Sentados en las sillas del pequeño auditorio, dedicaron toda la tarde a repasar la obra del maestro italiano, sus presentaciones, sus discípulos, y el futuro de esa música en un país como América, ante los cambios rítmicos que ella reconocía entre la negrura musical de la ciudad.

—Cuando toco alguna de sus piezas me siento como si navegara sobre un mar calmo en el que puedo ver la arena en el fondo claro y transparente —dijo Margaret.

No fue sino hasta ese comentario marino que Kneehigh recordó que debía preguntar sobre el evento de la Creole para remitir un informe escrito a los integrantes del underground.

—Es que tengo que informar, aunque ahora no sé a quién, sobre lo ocurrido.

Dijo esto luego de leer en la prensa que seguía los acontecimientos de la Creole, que el Estado de Virginia inició una redada contra todas las iglesias, ministerios y organismos sospechosos de tener vínculos con los revoltosos que promovían la causa abolicionista.

Margaret respiró profundo y acomodó su falda.

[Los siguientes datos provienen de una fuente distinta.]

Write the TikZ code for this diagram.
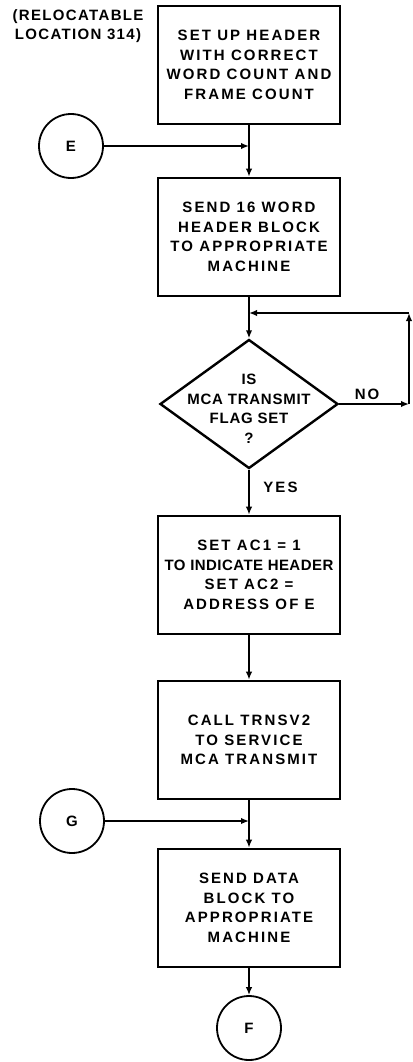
\documentclass[tikz,border=0pt]{standalone}
\usepackage{fontspec}
\setmainfont[LetterSpace=14]{Liberation Sans}
\usetikzlibrary{shapes.geometric,arrows.meta}
\newcommand{\flowfont}{\fontsize{15pt}{19.5pt}\selectfont\bfseries}
\tikzset{
  stepbox/.style={draw, line width=2.6pt, minimum width=182pt, minimum height=118pt, align=center, inner sep=0pt},
  decision/.style={draw, diamond, line width=2.4pt, minimum width=178pt, minimum height=129pt, inner sep=0pt},
  connector/.style={draw, circle, line width=1.8pt, minimum size=64pt},
  line/.style={line width=2pt},
  flow/.style={line width=2pt, -{Latex[length=8pt,width=6.5pt]}},
}
\begin{document}
\begin{tikzpicture}[x=1pt,y=-1pt,every node/.style={font=\flowfont}]
  \useasboundingbox (0,0) rectangle (412,1062);
  % steps
  \node[stepbox] (hdr) at (249,65) {SET UP HEADER\\WITH CORRECT\\WORD COUNT AND\\FRAME COUNT};
  \node[stepbox] (send) at (249,237) {SEND 16 WORD\\HEADER BLOCK\\TO APPROPRIATE\\MACHINE};
  \node[decision] (flag) at (249,404) {};
  \node[align=center, font=\flowfont\addfontfeature{LetterSpace=5}] (flagtxt) at ([yshift=-5pt]flag.center) {IS\\MCA TRANSMIT\\FLAG SET\\?};
  \node[stepbox] (setac) at (249,575) {SET AC1 = 1\\{\addfontfeature{LetterSpace=3}TO INDICATE HEADER}\\SET AC2 =\\ADDRESS OF E};
  \node[stepbox] (call) at (249,740) {CALL TRNSV2\\TO SERVICE\\MCA TRANSMIT};
  \node[stepbox] (data) at (249,908) {SEND DATA\\BLOCK TO\\APPROPRIATE\\MACHINE};
  % connectors
  \node[connector] (E) at (71,146) {E};
  \node[connector] (G) at (72,821) {G};
  \node[connector] (F) at (249,1028) {F};
  \node[align=center, font=\flowfont\addfontfeature{LetterSpace=9}] (reloc) at (78,26) {(RELOCATABLE\\LOCATION 314)};
  % junctions
  \coordinate (jE) at (hdr.south |- E.east);
  \coordinate (jG) at (call.south |- G.east);
  \coordinate (jL) at (249,313);
  \coordinate (loopR) at (409,313);
  \coordinate (loopB) at (loopR |- flag.east);
  % flow lines
  \draw[line] (hdr) -- (jE);
  \draw[flow] (E) -- (jE);
  \draw[flow] (jE) -- (send);
  \draw[line] (send) -- (jL);
  \draw[flow] (jL) -- (flag);
  \draw[flow] (flag) -- node[above, pos=0.4] {NO} (loopB);
  \draw[flow] (loopB) -- (loopR);
  \draw[flow] (loopR) -- (jL);
  \draw[flow] (flag) -- node[right, xshift=10pt, pos=0.4] {YES} (setac);
  \draw[flow] (setac) -- (call);
  \draw[line] (call) -- (jG);
  \draw[flow] (G) -- (jG);
  \draw[flow] (jG) -- (data);
  \draw[flow] (data) -- (F);
\end{tikzpicture}
\end{document}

Luego se puso en pie, recogió las notas musicales conteniendo la obra de Paganini que acababa de tocar, las colocó dentro de una gaveta al lado de la recepción y volvió a sentarse. Respiró otra vez, miró a todas partes y dijo a Kneehigh:

—Pues le cuento con gusto. Lo tengo todo grabado con imágenes, sonidos, olores, afectos y efectos en mi memoria.

El abogado extrajo un lápiz y su libreta de anotaciones de la chaqueta. Miró a todos los lados como si intuyera que alguien les escuchaba. Preguntó por un área un tanto más íntima, aunque menos privada, que la sala de oración.

—Sí —respondió.

Margaret le condujo hasta un balcón que daba a la parte posterior del edificio. En él había dos sillas de madera y un tiesto sembrado de plantas con flores.

—Siéntese Kneehigh, a pesar de que este es el mundo de la ilegalidad, aquí estamos seguros.

Ambos rieron por el comentario. Ocuparon sus asientos. Kneehigh cruzó sus piernas y dijo:

—Necesito me cuente todo.

—No sé por dónde empezar.

—Pues desde el principio estaría bien para mí. Usted dirá.

Bajó la cabeza, miró los pliegues de su falda, los tomó con ambas manos a nivel de su rodilla echándolos ligeramente hacia arriba dejándolos caer suavemente hacia abajo. Recordó que aceptó el riesgo de la travesía marina con la misma y absoluta confianza que aceptó las instrucciones del padre McCutchen en la carta escrita en latín. La misma correspondencia que primero destruyó y luego de rescribirla, hizo enviar al underground. En esa carta aceptó, al huir de la finca Moore, presentarse a la estación del tren en el término de días prefijado y ser enviada encadenada a un vagón de carga en dirección de un estado libre. En esa ocasión fue remitida en depósito a la atención de su "propietario" el Dr. Alexander Ross. Con detalles y descripciones, sonidos, imágenes, vivencias y colores, Margaret Reilly, sentada en la silla, narró al abogado su experiencia de ser remitida como esclava a Nueva Orleans durante la revuelta en la fragata Creole.